他视若性命的断魂剑,也“当啷”一声,无力地掉落在一旁。
他颤抖着伸出手,一点一点地,掀开了那层廉价的白布。
当他看到我那张毫无血色,却异常安详的脸时。
他再也无法抑制。
“啊!”
一声绝望而痛苦的嘶吼,仿佛要撕裂整个天地。
他紧紧地抱着我早已冰冷的身体,哭得像一个迷路的孩子。
十年来的误解,十年来的仇恨,十年来的折磨……
在这一刻,都化为了最锋利的刀刃,一刀一刀,将他的心,凌迟得支离破碎。
13
萧夜给我办了一场空前盛大的葬礼。
整个武林,无论正派邪派,有头有脸的人物,几乎全都到场了。
他们不是来悼念我,而是来看断魂剑客的笑话。
苏浅月也来了,她穿着一身鲜艳的红衣,在满目素白中显得格外刺眼。
她没有上香,也没有流泪,只是径直走到萧夜面前,伸出了手。
“五千万两,我们两清。”
萧夜甚至没有看她一眼,直接从怀里掏出一沓银票,扔在她脸上。
“滚。”
苏浅月不以为意地捡起银票,心满意足地转身离去。
葬礼过后,萧夜一个人,在我的新坟前,跪了七天七夜。
不吃不喝,不眠不休。
第八天,宋无忌,我生前最忠心的下属,找到了他。
宋无忌给了他一封信,是我早就写好,托他保管的遗书。
信上只有短短一句话。
“萧夜,你我之间,恩怨两消。黄泉路上,永不相见。

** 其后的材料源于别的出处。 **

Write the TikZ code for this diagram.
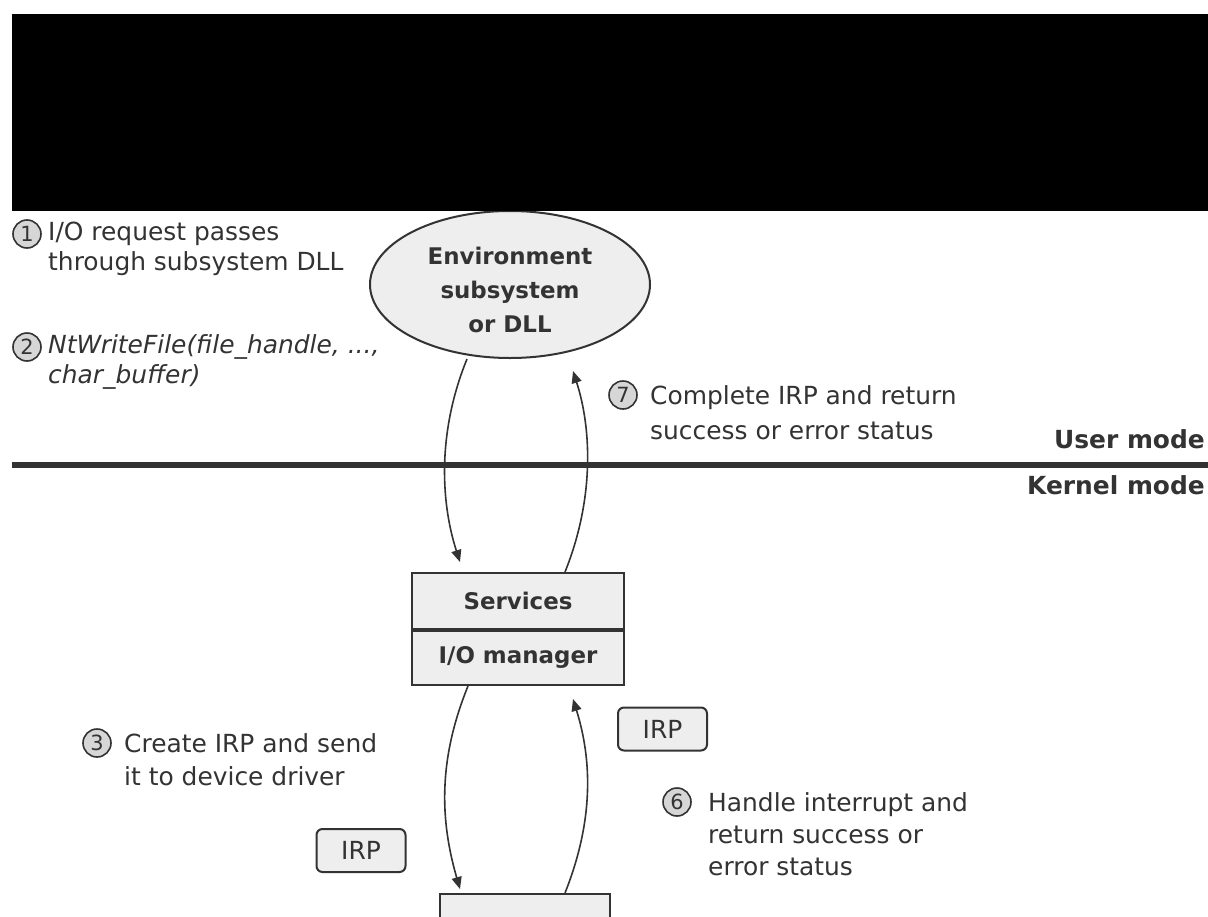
\documentclass[tikz,border=0pt]{standalone}
\usepackage{fontspec}
\setmainfont{DejaVu Sans}
\usetikzlibrary{shapes.geometric,arrows.meta,calc}
\definecolor{ink}{HTML}{333333}
\definecolor{pale}{HTML}{EEEEEE}
\definecolor{disc}{HTML}{D6D6D6}
\begin{document}
\begin{tikzpicture}[x=1bp,y=-1bp,
  lbl/.style={font=\fontsize{25}{30}\selectfont, text=ink, align=left, anchor=west, inner sep=0},
  hdr/.style={font=\fontsize{23}{34}\selectfont\bfseries, text=ink, inner sep=0},
  num/.style={circle, draw=ink, line width=1.6bp, fill=disc, minimum size=28bp, inner sep=0,
              font=\fontsize{21}{21}\selectfont, text=ink},
  arr/.style={draw=ink, line width=1.6bp, -{Triangle[length=12bp,width=10bp]}},
  irp/.style={rounded corners=6bp, draw=ink, line width=2bp, fill=pale, minimum width=89bp,
              minimum height=43bp, inner sep=0, font=\fontsize{25}{30}\selectfont, text=ink},
  layerbox/.style={draw=ink, line width=2bp, fill=pale, minimum width=212bp, minimum height=56bp,
              inner sep=0, font=\fontsize{23}{34}\selectfont\bfseries, text=ink}
]
\useasboundingbox (0,0) rectangle (1208,917);
\fill[white] (0,0) rectangle (1208,917);

% ellipse
\node[ellipse, draw=ink, line width=2bp, fill=pale, minimum width=280bp, minimum height=147bp, inner sep=0] (env) at (510,284.5) {};
\node[hdr, align=center] (envt) at (510,290) {Environment\\subsystem\\or DLL};

% redacted band
\fill[black] (12,14) rectangle (1208,211);

% mode separator
\draw[ink, line width=6bp] (12,465) -- (1208,465);
\node[hdr, anchor=east, font=\fontsize{25}{30}\selectfont\bfseries] (um) at (1205,439) {User mode};
\node[hdr, anchor=east, font=\fontsize{25}{30}\selectfont\bfseries] (km) at (1205,485) {Kernel mode};

% services / I/O manager
\node[layerbox, anchor=north west] (svc) at (411,572) {Services};
\node[layerbox, anchor=north west] (iom) at (411,628) {I/O manager};
\draw[ink, line width=4bp] (svc.south west) -- (svc.south east);

% device box (cut off by the lower edge)
\node[layerbox, minimum width=170bp, minimum height=60bp, anchor=north west] (dev) at (439,893) {};
\node[hdr, anchor=base] (devt) at (524,936) {Device};

% IRP tags
\node[irp] (irpa) at (662.5,729) {IRP};
\node[irp] (irpb) at (361,850.5) {IRP};

% numbered notes
\node[num] (n1) at (27,234) {1};
\node[lbl] (t1) at (48,249) {I/O request passes\\through subsystem DLL};
\node[num] (n2) at (27,347) {2};
\node[lbl, font=\fontsize{25}{30}\selectfont\itshape] (t2) at (48,362) {NtWriteFile(file\_handle, ...,\\char\_buffer)};
\node[num] (n7) at (623,395) {7};
\node[lbl, font=\fontsize{25}{35}\selectfont] (t7) at (650,413) {Complete IRP and return\\success or error status};
\node[num] (n3) at (97,743) {3};
\node[lbl, font=\fontsize{25}{33}\selectfont] (t3) at (124,760) {Create IRP and send\\it to device driver};
\node[num] (n6) at (677,802) {6};
\node[lbl, font=\fontsize{25}{32}\selectfont] (t6) at (708,834) {Handle interrupt and\\return success or\\error status};

% connectors
\draw[arr] ($(env.south)+(-43,0)$) .. controls (438,430) and (440,500) .. ($(svc.north west)+(49,-10)$);
\draw[arr] ($(svc.north west)+(154,0)$) .. controls (594,500) and (592,430) .. ($(env.south)+(63,12)$);
\draw[arr] ($(iom.south west)+(57,0)$) .. controls (438,760) and (440,820) .. ($(dev.north west)+(21,-4)$);
\draw[arr] ($(dev.north west)+(126,0)$) .. controls (594,820) and (592,760) .. ($(iom.south west)+(162,13)$);
\end{tikzpicture}
\end{document}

”
萧夜看完信,将那张薄薄的信纸,死死地攥在手心,直到指甲刺破掌心,鲜血淋漓。
他趴在我的墓碑上,哭得肝肠寸断。
“听雪……听雪……是我错了……我真的错了……”
“你回来好不好?只要你回来,要我做什么都可以……”
“下辈子,下辈子换我来找你,换我来爱你,我们再也不要错过了,好不好?”
我的魂魄就飘在他的头顶,静静地看着他这副可悲的模样。
我轻轻地摇了摇头。
萧夜,我们之间,没有下辈子了。
这辈子的债,已经还清了。
所有的爱恨情仇,都随着我的死亡,烟消云散了。
我希望来生,我能出生在一个平凡的江南水乡。
门前有流水,院里有花香。
哪怕一生孤寂,也远胜过与你再有半分纠葛。
远山的夕阳,将天边的云彩烧成一片绚烂的血色。
几只乌鸦落在墓旁的枯枝上,发出“呀……呀……”的沙哑叫声。
为这场迟到了十年的闹剧,画上了一个凄凉的句号。